The exercise
Leaving out every picture, retype the lines below from the top through the one that contains "const thA1Marks = [17.8, 51.3, 127, 186.6];".

>> begin Supplied information

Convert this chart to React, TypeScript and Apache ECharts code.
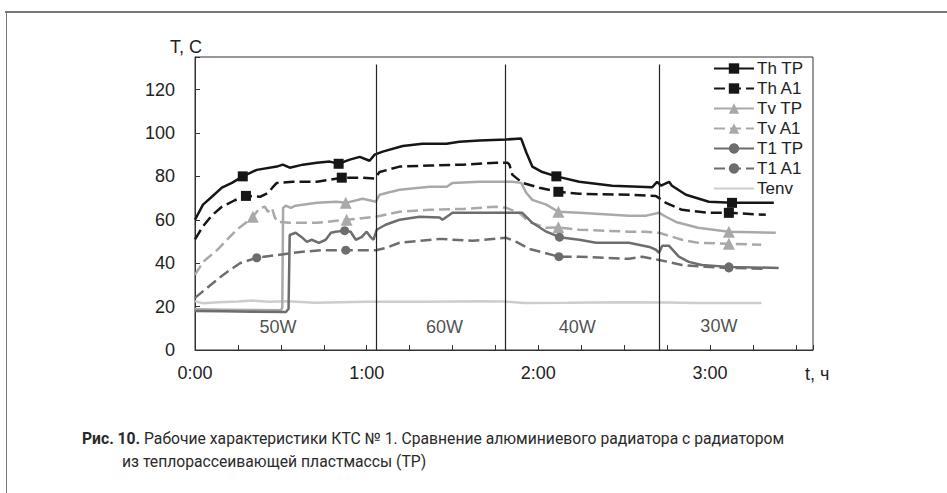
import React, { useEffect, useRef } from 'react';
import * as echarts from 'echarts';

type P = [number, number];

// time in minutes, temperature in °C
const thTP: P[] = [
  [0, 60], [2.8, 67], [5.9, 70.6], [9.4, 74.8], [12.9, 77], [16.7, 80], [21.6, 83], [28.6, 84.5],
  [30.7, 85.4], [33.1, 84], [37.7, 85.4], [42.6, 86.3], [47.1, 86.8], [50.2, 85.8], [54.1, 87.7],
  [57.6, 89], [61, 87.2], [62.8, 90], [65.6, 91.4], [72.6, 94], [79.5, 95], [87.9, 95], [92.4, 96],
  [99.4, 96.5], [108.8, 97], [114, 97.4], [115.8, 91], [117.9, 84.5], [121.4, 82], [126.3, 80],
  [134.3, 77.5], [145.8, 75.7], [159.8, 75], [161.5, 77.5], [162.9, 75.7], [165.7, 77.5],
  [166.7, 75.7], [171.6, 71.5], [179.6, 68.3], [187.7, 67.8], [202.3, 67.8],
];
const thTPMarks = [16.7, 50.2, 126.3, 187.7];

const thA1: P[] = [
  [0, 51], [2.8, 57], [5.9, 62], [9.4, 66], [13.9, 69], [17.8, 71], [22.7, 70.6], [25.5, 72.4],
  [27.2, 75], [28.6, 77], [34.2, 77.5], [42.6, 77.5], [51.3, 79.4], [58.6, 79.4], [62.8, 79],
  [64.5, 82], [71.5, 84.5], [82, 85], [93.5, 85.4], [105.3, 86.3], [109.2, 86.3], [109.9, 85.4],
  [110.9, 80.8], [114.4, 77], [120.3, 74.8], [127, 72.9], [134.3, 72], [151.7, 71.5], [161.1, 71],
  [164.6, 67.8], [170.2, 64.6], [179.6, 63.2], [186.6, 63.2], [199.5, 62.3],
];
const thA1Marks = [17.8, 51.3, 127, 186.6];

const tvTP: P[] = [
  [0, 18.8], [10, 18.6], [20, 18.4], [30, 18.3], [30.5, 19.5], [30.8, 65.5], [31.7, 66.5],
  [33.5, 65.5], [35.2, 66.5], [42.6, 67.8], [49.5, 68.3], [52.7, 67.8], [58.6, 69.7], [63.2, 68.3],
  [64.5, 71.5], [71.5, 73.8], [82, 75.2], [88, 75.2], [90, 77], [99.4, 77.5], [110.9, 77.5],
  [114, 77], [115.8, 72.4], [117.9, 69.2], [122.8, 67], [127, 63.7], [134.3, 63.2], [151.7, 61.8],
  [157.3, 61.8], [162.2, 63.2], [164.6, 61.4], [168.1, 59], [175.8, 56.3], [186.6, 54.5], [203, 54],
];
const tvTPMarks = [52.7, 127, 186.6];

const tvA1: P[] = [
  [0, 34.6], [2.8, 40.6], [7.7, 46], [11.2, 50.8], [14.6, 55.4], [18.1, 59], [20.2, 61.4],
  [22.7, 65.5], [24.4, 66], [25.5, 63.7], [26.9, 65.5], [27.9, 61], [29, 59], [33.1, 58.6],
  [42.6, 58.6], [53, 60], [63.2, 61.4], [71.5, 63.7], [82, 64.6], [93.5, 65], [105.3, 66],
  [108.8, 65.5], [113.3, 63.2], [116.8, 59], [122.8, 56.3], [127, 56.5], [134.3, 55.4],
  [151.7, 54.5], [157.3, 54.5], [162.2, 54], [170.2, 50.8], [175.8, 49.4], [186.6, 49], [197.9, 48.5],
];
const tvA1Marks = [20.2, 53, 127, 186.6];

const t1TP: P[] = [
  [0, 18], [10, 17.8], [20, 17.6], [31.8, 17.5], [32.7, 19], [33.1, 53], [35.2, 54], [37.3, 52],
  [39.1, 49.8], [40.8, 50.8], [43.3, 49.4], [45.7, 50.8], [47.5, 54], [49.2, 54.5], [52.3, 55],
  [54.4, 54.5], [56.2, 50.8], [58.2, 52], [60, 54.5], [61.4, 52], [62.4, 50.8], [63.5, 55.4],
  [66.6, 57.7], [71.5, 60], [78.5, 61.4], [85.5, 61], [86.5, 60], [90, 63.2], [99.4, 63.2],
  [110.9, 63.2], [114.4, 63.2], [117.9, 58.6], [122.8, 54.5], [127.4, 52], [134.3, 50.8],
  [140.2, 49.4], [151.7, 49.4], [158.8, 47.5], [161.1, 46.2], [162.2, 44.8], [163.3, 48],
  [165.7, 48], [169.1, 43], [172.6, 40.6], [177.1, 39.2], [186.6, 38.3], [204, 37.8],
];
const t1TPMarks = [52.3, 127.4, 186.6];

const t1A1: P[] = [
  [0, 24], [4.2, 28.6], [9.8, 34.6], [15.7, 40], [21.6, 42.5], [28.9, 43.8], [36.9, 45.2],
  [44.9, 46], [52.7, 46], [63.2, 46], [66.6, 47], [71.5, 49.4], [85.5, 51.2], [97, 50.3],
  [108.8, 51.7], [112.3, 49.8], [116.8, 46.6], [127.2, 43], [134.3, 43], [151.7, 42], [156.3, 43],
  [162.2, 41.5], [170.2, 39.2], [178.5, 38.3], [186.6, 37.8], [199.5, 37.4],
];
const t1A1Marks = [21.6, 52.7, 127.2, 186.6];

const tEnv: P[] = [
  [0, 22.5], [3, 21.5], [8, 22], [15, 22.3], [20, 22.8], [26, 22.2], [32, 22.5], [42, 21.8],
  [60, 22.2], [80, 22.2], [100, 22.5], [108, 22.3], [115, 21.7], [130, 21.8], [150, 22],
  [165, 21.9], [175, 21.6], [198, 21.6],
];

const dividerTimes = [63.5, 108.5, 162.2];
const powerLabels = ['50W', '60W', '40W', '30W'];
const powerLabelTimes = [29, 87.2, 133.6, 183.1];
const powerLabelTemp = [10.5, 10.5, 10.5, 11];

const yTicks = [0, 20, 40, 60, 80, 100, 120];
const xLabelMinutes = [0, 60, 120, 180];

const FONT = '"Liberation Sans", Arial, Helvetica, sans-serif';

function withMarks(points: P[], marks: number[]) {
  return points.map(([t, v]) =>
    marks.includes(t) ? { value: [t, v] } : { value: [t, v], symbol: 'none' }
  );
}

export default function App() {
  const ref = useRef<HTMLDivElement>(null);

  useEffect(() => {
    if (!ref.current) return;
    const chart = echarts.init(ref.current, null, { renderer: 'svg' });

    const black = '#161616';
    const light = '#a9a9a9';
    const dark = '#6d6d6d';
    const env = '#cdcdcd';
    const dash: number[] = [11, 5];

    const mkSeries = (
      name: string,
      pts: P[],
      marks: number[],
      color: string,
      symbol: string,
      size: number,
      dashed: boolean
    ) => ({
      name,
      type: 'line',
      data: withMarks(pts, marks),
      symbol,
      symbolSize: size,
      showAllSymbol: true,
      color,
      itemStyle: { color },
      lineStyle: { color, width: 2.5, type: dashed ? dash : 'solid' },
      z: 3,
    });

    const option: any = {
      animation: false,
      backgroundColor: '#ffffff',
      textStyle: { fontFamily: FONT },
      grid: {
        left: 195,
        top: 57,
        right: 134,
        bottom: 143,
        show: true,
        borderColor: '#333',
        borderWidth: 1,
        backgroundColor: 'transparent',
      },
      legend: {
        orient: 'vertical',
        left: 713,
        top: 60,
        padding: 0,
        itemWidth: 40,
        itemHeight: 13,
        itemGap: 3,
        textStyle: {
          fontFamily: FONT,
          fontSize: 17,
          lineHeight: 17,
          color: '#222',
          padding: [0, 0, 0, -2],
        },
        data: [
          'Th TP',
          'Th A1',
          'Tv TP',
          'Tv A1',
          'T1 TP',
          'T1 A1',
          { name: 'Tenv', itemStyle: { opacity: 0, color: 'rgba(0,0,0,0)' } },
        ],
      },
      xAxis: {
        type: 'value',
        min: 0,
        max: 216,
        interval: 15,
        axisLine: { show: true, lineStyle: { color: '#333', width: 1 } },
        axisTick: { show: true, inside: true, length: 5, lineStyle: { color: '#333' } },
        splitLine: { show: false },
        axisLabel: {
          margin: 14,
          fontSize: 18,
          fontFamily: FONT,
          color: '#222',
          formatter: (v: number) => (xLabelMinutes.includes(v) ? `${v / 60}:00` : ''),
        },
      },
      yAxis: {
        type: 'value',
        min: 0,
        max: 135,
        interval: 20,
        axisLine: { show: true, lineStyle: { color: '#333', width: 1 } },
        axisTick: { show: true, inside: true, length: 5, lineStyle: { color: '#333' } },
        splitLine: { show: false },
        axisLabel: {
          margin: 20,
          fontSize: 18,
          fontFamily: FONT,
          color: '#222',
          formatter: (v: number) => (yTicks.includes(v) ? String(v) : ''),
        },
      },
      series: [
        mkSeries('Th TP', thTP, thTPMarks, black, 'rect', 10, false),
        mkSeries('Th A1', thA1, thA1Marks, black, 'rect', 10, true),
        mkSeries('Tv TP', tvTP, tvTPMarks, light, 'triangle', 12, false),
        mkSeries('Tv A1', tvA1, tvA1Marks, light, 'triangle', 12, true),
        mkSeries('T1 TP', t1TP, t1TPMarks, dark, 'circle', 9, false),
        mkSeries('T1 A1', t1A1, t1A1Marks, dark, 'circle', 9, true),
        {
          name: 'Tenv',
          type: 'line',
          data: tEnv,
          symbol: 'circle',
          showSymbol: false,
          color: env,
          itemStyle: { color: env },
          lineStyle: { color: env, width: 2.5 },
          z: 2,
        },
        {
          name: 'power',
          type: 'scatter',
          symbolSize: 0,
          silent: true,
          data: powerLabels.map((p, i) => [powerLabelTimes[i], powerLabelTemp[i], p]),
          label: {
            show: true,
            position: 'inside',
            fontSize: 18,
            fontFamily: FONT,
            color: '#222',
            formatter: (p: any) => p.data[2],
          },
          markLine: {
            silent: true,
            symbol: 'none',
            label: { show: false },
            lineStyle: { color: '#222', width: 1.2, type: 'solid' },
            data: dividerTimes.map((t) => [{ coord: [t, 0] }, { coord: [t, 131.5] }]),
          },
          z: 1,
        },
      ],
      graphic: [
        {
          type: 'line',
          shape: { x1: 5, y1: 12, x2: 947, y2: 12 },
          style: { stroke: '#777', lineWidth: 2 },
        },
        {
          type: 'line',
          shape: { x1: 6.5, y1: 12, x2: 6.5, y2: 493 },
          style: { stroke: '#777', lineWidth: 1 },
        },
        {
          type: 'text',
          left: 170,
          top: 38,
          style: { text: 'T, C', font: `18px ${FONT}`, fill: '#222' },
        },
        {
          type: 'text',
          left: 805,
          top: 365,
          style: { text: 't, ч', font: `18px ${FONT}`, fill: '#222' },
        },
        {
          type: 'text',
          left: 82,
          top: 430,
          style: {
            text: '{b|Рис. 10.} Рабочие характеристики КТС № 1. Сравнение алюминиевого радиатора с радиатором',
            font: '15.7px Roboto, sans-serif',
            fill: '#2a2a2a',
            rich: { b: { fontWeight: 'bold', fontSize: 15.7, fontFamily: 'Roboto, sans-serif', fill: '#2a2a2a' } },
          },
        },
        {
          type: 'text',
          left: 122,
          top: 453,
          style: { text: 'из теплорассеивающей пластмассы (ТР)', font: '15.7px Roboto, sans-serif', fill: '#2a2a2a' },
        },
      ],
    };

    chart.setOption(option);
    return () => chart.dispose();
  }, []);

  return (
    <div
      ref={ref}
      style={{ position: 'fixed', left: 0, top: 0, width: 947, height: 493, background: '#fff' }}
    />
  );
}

>> end Supplied information

Written answer
Convert this chart to React, TypeScript and Apache ECharts code.
import React, { useEffect, useRef } from 'react';
import * as echarts from 'echarts';

type P = [number, number];

// time in minutes, temperature in °C
const thTP: P[] = [
  [0, 60], [2.8, 67], [5.9, 70.6], [9.4, 74.8], [12.9, 77], [16.7, 80], [21.6, 83], [28.6, 84.5],
  [30.7, 85.4], [33.1, 84], [37.7, 85.4], [42.6, 86.3], [47.1, 86.8], [50.2, 85.8], [54.1, 87.7],
  [57.6, 89], [61, 87.2], [62.8, 90], [65.6, 91.4], [72.6, 94], [79.5, 95], [87.9, 95], [92.4, 96],
  [99.4, 96.5], [108.8, 97], [114, 97.4], [115.8, 91], [117.9, 84.5], [121.4, 82], [126.3, 80],
  [134.3, 77.5], [145.8, 75.7], [159.8, 75], [161.5, 77.5], [162.9, 75.7], [165.7, 77.5],
  [166.7, 75.7], [171.6, 71.5], [179.6, 68.3], [187.7, 67.8], [202.3, 67.8],
];
const thTPMarks = [16.7, 50.2, 126.3, 187.7];

const thA1: P[] = [
  [0, 51], [2.8, 57], [5.9, 62], [9.4, 66], [13.9, 69], [17.8, 71], [22.7, 70.6], [25.5, 72.4],
  [27.2, 75], [28.6, 77], [34.2, 77.5], [42.6, 77.5], [51.3, 79.4], [58.6, 79.4], [62.8, 79],
  [64.5, 82], [71.5, 84.5], [82, 85], [93.5, 85.4], [105.3, 86.3], [109.2, 86.3], [109.9, 85.4],
  [110.9, 80.8], [114.4, 77], [120.3, 74.8], [127, 72.9], [134.3, 72], [151.7, 71.5], [161.1, 71],
  [164.6, 67.8], [170.2, 64.6], [179.6, 63.2], [186.6, 63.2], [199.5, 62.3],
];
const thA1Marks = [17.8, 51.3, 127, 186.6];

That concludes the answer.